----- RECORDED INFORMATION

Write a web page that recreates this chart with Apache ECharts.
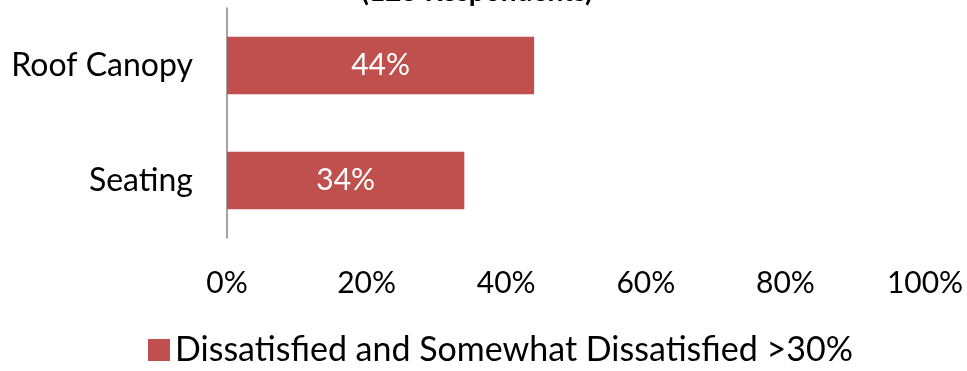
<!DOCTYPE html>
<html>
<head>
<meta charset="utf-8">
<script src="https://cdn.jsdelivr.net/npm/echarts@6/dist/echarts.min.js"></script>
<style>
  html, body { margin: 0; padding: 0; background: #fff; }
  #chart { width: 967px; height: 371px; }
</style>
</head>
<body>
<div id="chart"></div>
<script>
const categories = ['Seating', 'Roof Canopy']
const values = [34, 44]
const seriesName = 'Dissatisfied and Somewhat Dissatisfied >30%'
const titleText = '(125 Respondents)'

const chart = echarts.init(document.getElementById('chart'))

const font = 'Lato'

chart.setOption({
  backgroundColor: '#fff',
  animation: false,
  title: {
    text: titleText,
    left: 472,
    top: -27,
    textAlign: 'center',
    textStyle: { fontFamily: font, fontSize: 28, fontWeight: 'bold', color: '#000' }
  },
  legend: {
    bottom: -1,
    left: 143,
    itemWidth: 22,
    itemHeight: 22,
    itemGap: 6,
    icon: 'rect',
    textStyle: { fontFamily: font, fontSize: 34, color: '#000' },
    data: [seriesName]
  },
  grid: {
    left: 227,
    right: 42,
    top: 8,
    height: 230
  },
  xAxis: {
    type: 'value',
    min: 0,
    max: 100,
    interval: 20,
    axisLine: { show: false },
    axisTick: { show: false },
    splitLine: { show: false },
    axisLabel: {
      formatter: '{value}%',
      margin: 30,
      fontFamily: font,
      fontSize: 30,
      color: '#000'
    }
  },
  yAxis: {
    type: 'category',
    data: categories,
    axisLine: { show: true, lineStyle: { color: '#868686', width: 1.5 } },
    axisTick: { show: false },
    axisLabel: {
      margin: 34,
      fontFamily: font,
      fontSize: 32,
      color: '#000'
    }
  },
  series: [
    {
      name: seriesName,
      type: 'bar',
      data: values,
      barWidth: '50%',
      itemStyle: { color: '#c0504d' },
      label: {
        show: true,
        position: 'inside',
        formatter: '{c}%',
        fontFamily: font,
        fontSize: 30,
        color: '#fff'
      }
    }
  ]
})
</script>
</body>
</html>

----------

• _GIVEN INSTRUCTION_
Copy nothing but the lines from the top of the data down to the line containing "const font = 'Lato'", and leave the pictures out.

• _REPLY TO THE TASK_
Write a web page that recreates this chart with Apache ECharts.
<!DOCTYPE html>
<html>
<head>
<meta charset="utf-8">
<script src="https://cdn.jsdelivr.net/npm/echarts@6/dist/echarts.min.js"></script>
<style>
  html, body { margin: 0; padding: 0; background: #fff; }
  #chart { width: 967px; height: 371px; }
</style>
</head>
<body>
<div id="chart"></div>
<script>
const categories = ['Seating', 'Roof Canopy']
const values = [34, 44]
const seriesName = 'Dissatisfied and Somewhat Dissatisfied >30%'
const titleText = '(125 Respondents)'

const chart = echarts.init(document.getElementById('chart'))

const font = 'Lato'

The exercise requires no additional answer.